16. Does Priests for Life have a paid staff?

Yes, Priests for Life employs approximately fifty employees.

17. Does Priests for Life propose policies different than the policies dioceses already follow?

The role of Priests for Life is distinct from that of the hierarchy or the official structure of a diocese. Priests for Life is a movement which motivates, encourages, informs and equips the faithful to carry out the work of defending life.

As such, Priests for Life does not seek to set policy for a parish or a diocese. The role of deciding official policy belongs to the diocesan bishop and those to whom he entrusts particular responsibilities.

Priests for Life, on the other hand, is a resource of expertise, information, networking, and pastoral experience on various dimensions of the pro-life effort. Many dioceses use our information in forming and implementing their policies. We gladly share the insights and resources we have. And we expect to be part of the conversation in which we are all engaged as we try, together as one Church, to chart the best course and find the most effective means of building a culture of life.

It is important, of course, on the part of those who are responsible for setting diocesan policy on pro-life matters, that they not build walls between themselves and the many pro-life groups from whose expertise they can benefit. The US Bishops’ Pastoral Plan for Pro-life Activities, which offers guidance to dioceses, in fact, states,

“This plan foresees dialogue and cooperation between the national episcopal conference and priests, deacons, religious, and lay persons, individually and collectively. We seek the collaboration of every Catholic organization in this effort.”

18. Even though Priests for Life doesn’t endorse candidates, doesn’t it favor the Republicans?

Priests for Life proclaims the Gospel of Life and the demands that Gospel makes on public policy.
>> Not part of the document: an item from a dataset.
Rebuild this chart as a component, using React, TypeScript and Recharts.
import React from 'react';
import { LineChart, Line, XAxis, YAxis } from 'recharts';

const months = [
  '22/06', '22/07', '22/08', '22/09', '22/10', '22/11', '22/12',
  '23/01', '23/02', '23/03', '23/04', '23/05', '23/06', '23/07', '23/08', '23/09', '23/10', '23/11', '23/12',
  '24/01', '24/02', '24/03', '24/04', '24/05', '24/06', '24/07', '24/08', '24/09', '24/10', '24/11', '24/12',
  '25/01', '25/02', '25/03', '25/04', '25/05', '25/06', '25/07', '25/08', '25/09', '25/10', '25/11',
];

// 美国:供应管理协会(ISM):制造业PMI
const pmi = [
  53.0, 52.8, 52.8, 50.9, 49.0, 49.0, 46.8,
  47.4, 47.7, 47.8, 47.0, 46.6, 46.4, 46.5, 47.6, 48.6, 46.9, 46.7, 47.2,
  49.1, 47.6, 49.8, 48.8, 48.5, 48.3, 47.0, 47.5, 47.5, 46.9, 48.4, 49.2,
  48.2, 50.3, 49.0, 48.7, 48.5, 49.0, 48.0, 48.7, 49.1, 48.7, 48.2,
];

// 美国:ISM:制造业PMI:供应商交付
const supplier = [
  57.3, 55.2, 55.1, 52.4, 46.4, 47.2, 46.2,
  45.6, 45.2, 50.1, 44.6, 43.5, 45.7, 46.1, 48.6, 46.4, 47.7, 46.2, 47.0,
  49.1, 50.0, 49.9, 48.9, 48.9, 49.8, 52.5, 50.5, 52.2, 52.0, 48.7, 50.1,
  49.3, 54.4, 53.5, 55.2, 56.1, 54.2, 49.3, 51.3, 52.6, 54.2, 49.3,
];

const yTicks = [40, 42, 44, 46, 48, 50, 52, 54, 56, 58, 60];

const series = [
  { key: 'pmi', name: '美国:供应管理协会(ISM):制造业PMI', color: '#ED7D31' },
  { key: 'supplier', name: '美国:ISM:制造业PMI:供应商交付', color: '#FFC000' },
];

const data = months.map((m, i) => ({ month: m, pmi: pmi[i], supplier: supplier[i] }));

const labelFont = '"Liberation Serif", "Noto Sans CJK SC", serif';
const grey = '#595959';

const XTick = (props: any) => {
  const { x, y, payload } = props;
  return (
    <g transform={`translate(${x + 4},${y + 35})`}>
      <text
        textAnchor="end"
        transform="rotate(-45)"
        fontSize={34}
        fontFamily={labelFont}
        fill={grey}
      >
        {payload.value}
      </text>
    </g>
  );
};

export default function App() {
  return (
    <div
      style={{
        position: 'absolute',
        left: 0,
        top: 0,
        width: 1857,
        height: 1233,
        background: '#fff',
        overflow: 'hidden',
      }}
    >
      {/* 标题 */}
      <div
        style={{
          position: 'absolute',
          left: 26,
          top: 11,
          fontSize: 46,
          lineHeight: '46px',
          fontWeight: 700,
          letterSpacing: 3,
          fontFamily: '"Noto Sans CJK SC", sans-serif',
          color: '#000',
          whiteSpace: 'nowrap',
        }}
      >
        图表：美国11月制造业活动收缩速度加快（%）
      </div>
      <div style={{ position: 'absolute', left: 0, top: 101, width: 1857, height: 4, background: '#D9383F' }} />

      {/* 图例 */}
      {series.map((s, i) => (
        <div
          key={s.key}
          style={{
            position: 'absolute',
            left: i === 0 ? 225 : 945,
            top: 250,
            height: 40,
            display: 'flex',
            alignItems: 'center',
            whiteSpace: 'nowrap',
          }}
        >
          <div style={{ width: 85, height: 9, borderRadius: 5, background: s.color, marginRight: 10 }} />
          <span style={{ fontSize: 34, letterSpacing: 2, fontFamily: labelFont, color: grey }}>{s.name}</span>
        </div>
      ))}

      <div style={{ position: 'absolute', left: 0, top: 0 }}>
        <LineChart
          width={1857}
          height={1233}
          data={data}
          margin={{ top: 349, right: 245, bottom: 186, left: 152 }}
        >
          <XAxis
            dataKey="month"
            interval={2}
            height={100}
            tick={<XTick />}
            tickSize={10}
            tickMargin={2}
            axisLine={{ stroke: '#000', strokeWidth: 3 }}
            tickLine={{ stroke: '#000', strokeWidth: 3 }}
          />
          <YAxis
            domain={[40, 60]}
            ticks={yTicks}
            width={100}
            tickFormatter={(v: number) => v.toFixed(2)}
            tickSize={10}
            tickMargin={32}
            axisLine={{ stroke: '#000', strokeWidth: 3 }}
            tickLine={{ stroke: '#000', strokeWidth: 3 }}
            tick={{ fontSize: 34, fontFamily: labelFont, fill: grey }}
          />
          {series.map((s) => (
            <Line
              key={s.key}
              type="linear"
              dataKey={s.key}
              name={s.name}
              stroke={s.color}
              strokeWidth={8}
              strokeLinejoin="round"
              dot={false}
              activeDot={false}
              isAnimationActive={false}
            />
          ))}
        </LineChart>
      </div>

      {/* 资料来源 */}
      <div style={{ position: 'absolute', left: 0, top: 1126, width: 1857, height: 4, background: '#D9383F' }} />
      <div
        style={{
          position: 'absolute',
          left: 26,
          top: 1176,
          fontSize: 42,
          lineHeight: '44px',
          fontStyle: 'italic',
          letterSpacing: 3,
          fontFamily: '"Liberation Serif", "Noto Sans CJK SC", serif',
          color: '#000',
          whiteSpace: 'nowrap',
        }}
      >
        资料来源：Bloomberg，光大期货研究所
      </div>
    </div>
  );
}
That message is the same no matter what positions the national political parties take on life issues. Obviously, if one party takes a position against abortion and another takes a position for it, then pro-life teaching – whether enunciated by the bishops, by Priests for Life or by any other group, is, in effect, going to benefit the pro-life party. Yet that is because of the position the party takes, not because the pro-life groups choose to support that party.

Our primary spokesperson, Fr. Frank Pavone, is neither a Republican nor a Democrat, and serves as a resource to groups and public officials on both sides of the aisle. It is clear, however, that the Democrat Party has hardened and made even more extreme its support for abortion – even in the latest stages of pregnancy and even after the baby is born alive. In this political climate, it is clear that the only political, legislative and judicial path forward for restoring protection for the unborn is to elect more Republicans.

Furthermore, the fear of clergy, Churches, and educational organizations speaking clearly about these political realities is highly exaggerated, especially now that President Trump has made it clear that all citizens – including clergy – should be free to speak their mind, even in matters relating to politics. That is pretty consistent with what the Second Vatican Council declared when saying,

"At all times and in all places, the Church should have the true freedom to teach the faith, to proclaim its teaching about society, to carry out its task among men without hindrance, and to pass moral judgment even in matters relating to politics, whenever the fundamental rights of man or the salvation of souls requires it" (Vatican II, Gaudium et Spes, 76).

19. What is the structural relationship between Priests for Life and Rachel’s Vineyard?

The worldwide work of Rachel’s Vineyard is a ministry of Priests for Life and operates under the umbrella of Priests for Life. The founders and directors of Rachel’s Vineyard, Dr. Theresa and Kevin Burke, are employed by Priests for Life as full-time Pastoral Associates. Fr. Frank Pavone, National Director of Priests for Life, serves as National Pastoral Director and Chairman of the Board of Rachel’s Vineyard.